A dollar sure doesn’t buy what it used to and most middle class Americans are feeling the squeeze. Most of us are seeing a financial decline in our life and whatever household income we have. A trip to the grocery store can be a depressing event when working within a budget because food has gotten more expensive. We either see a direct price increase or we see smaller packages with less of the product inside. Even going to and from the grocery store has gotten more expensive. When we get gas for our vehicles, we see that gas has doubled in price from just 4 years ago. Electricity has gotten more expensive, too, and many of us are looking at alternative ways to use less. Then there are those nifty items that we would like to purchase but can’t because there isn’t much money left after paying for necessities.

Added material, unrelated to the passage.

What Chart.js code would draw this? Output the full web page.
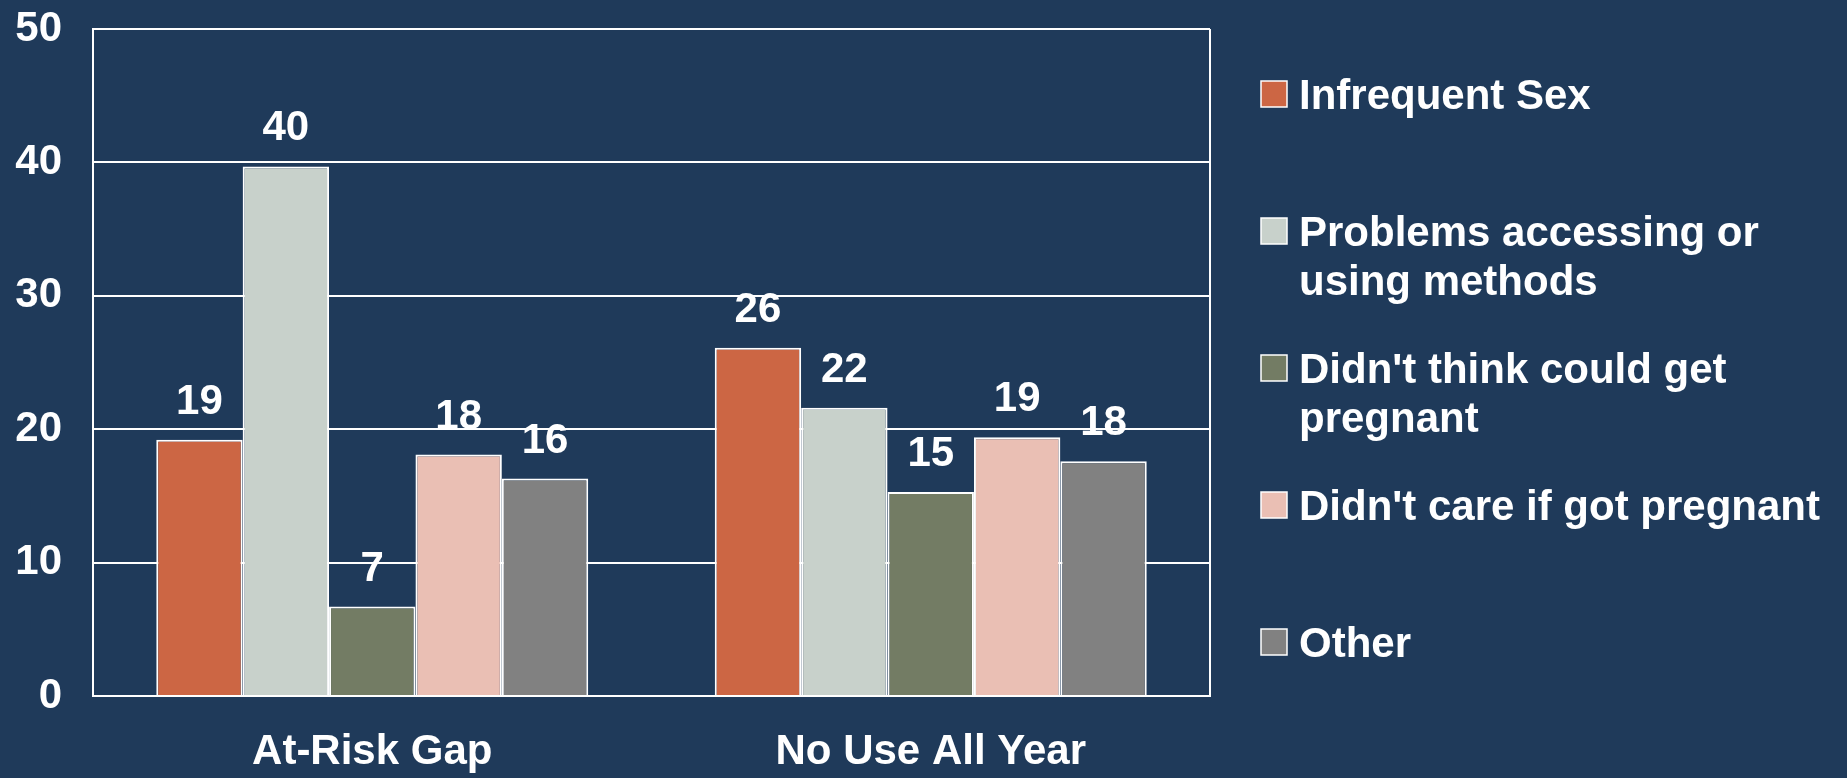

How could this be? We keep hearing that we are in an economic recovery but the data does match up with real life. The decline of the middle class is real and it keeps getting worse.
New unemployment numbers have just been released and although it appears that the U.S. businesses are hiring and the unemployment rate is improving, all of the data is not being provided to show what’s going on all across America. For one, people who have stopped looking for work have been removed from the statistics that affect the unemployment data. As well, for those people who actually do find a job, they have often settled for a lesser-paying job. They’re employed, yes, but earning less money and perhaps only working part-time with no benefits. Welcome to the New America…a repeat of the Great Depression.

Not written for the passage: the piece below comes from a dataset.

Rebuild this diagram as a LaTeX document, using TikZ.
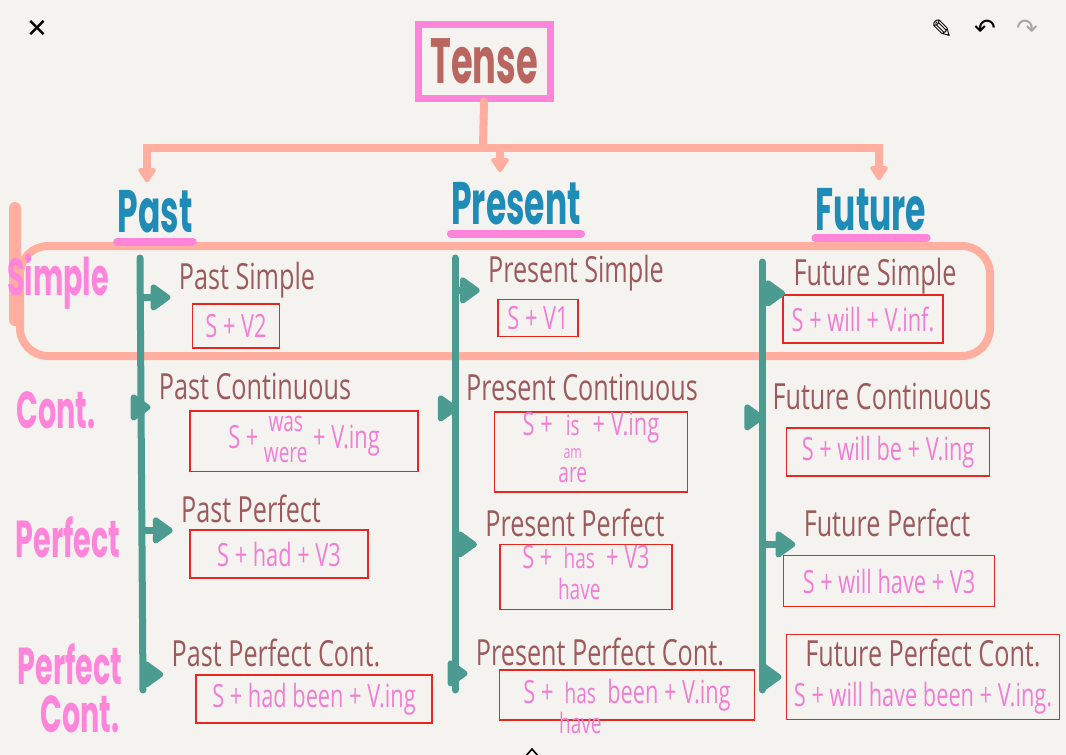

Without a full-time job, or the benefits that a full-time provides, many middle class Americans are being forced into a different lifestyle. We are living in difficult times. Some of us will adapt readily and some will have a very difficult time with the changes they face. There is no doubt that having to do without or settle for less is not the American Dream, but it is the American reality now. There are millions of Americans who have lost or will lose the home they once paid a mortgage on.
Middle class ‘wealth’ has plummeted in recent years and even those figures, and the price of homes are artificially inflated. At the start of 2013, 4 million homes were in financial distress (not yet foreclosed on or on the Multiple Listings) and are now considered part of the shadow housing inventory. This enormous quantity of homes not-yet-on-the-books has manipulated our ‘wealth’ even more through inflated home prices.
This is not good. And it won’t turn out well. Some middle class families will not recover and will be forced to file bankruptcy. Others may only need to budget their money to make ends meet. But the majority of middle class families will be forced to live on less money.
But make no mistake — no middle class family is immune. We are all affected.
Savings, retirements, property assets, and life plans have been affected in recent years. And now we are dealing with the issues involving the Federal Reserves money-pump known as Qualitative Easing. It’s too much! (And we haven’t even gotten to the real economic crisis and subsequent crash yet.) For most middle class people, the American reality is difficult to accept but what other choices do we have?
Well, for those of us who are able to do so, we must take control of what we CAN control: we can live on less. Since we are all feeling the income drop from the 2013 payroll tax and we are all seeing the devaluation of the US Dollar, we don’t have much choice about the problem — we must learn to live on less money.
There are many articles to help people figure out how to live on less money. Most of these articles are action-item oriented and they provide the expected list which always includes the modified budget, bargain shopping, DIY projects, and frugal tips. But most of the articles written on this subject neglect some of the most basic factors that can help people live on less. It’s about having the proper mindset.
A great deal of our personal happiness and success come from the right attitude. And being healthy also contributes to our overall outlook on life. Simply put, we need to be content within ourselves. We want to feel that we have a purpose. Some of us are laid-back while some of us are high maintenance, but no matter what our personality type is, we can all learn to have the right attitude to pursue our lives.
Frugality goes a long way when learning to live on less money. And bartering, otherwise known as swapping stuff, can also help to live on less money. Help neighbors: many hands make light the load.
Also, learning the difference between a “need” and a “want” is critical to learning how to live on less money. Before we decide to buy something we want, we must meet our needs.
If we get rid of our long list of desires and wants, we actually have very few needs. The important needs are shelter, food, water, health (mental, physical, spiritual), and safety. By focusing on our important needs, we can teach ourselves to live on less money. And the next time we are lured by an advertisement or we see something that a friend bought and we would like to have one, too, we just ask ourselves if that item is one of the important needs. Chances are, it isn’t….it’s an object or some type of a “want”, but it isn’t a necessity.
Once we can identify the differences between a “need” and a “want”, the consumer-driven lifestyle will fall to the wayside. At that point, everything seems so much simpler. Have you heard the phrase “a simple life”? People have been doing this for centuries.
When we have changed our mindset, our goals change and everything becomes simpler. And honestly, we CAN live on less.